After the breakout success of “Dawn,” readers will likely come to this book as a kind of expansion pack to the earlier work — and in some ways, it fits the mold. The pith of the argument is that the Zana-Malata son of a pirate, Tom Ratsimilaho, has been incorrectly portrayed as a European civilizer of the Madagascar coast. Instead, Graeber writes, this historical figure mixed pirate and Malagasy forms of democracy to create a period of peace without slavery, coercion, or (much) hierarchy.

It’s hard to avoid the sense that Graeber might have produced a different book had he been alive to see it published. In his most popular works, Graeber developed a freewheeling, conversational style. He zeroed in on individual stories and specific personalities at length, but took care (for the most part) to ensure the reader knew why we were delving into grain distribution rituals of Sumerian city-states or the contrasting work cultures of neighboring indigenous Northern Californian tribes. No matter how closely he invited us to peer at the trees, we still had a sense of Graeber’s forest.

Critics of “Debt” and “Dawn” found fault with that chatty style, which sometimes elided factual errors or made rhetorical leaps that wouldn’t pass muster in academic peer review. Graeber occasionally pointed out a blank space in the historical record, which the prevailing wisdom had filled with ideology and myth, only to fill in that space with his own tenuous counterstory.

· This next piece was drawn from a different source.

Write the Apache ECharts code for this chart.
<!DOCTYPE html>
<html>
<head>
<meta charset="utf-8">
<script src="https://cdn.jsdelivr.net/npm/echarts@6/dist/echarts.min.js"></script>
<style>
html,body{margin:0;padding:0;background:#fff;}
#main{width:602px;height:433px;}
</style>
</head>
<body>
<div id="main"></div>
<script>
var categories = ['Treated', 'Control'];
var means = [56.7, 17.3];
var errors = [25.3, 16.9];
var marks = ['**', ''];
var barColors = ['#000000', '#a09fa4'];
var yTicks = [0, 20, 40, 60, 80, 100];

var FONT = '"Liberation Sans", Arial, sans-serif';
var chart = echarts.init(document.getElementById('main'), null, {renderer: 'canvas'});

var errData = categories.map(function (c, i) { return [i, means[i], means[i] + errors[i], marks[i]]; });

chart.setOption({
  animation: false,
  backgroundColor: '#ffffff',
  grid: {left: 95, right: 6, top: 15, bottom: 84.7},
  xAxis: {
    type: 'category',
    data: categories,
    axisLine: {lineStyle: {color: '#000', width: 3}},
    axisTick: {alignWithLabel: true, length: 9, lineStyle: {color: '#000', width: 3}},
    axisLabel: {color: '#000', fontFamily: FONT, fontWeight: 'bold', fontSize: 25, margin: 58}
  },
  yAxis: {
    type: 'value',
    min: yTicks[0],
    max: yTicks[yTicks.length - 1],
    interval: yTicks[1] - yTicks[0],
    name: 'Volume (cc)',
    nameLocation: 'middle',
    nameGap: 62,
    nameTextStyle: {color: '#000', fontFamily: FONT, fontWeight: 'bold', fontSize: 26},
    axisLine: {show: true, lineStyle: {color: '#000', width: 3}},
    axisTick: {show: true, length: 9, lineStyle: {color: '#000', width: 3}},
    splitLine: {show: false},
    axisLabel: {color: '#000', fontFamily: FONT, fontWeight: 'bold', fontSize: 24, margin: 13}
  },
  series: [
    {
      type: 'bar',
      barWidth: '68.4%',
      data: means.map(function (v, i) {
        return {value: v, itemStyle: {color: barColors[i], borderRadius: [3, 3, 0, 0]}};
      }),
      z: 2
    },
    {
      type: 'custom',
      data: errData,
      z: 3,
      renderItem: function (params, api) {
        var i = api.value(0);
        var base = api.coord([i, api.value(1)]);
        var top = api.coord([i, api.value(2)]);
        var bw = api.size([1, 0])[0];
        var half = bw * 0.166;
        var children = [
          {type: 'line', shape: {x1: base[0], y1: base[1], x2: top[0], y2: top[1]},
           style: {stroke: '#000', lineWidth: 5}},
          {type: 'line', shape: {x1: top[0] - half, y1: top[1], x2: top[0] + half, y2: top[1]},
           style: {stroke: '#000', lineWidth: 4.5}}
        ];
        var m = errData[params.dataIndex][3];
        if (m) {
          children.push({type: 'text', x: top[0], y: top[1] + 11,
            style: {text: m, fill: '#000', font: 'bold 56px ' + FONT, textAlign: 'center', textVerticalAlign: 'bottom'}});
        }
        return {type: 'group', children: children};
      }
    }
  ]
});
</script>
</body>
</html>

But boy was that story compelling. Graeber had mastered the art of pulling new research out of his home field and contextualizing it for the lay reader. If it took 100 pages to summarize decades of intellectual debate and discovery about hunter-gatherer societies to make a point, then that’s how long it was going to take — and the conclusion was all the more satisfying for the legwork it took to get there.

 

“Pirate Enlightenment” could have used more of that expansive style and less minute detail arguing against the established scholarship. It is interesting, for example, that the descendants of pirates came to replace an earlier, possibly Jewish caste of ritual cattle slaughterers, but it’s difficult to connect that with the thesis of tracing the early Enlightenment to the western Indian Ocean. You can see the forest through the trees if you squint, but the book hews much closer to its origins as an academic text.

In the spirit of Graeber’s utopian thinking, it’s easy to imagine a slightly different book as a fun stinger to Graeber’s popular career — one that fits the Madagascar material into the tales of pirates as proletarian rebels against imperial capital, building outlaw republics on Caribbean isles. Those are stories that other scholars and popular writers have told, but I would have loved to read Graeber’s kaleidoscopic, ornery, optimistic take on the full span of skull-and-crossbones history.

Flashes of that larger story do shine through, and the book advances Graeber’s mission: to destabilize our idea of what’s possible and show that humans can, and often do, create egalitarian worlds built on points of consensus instead of the sharp end of a cutlass.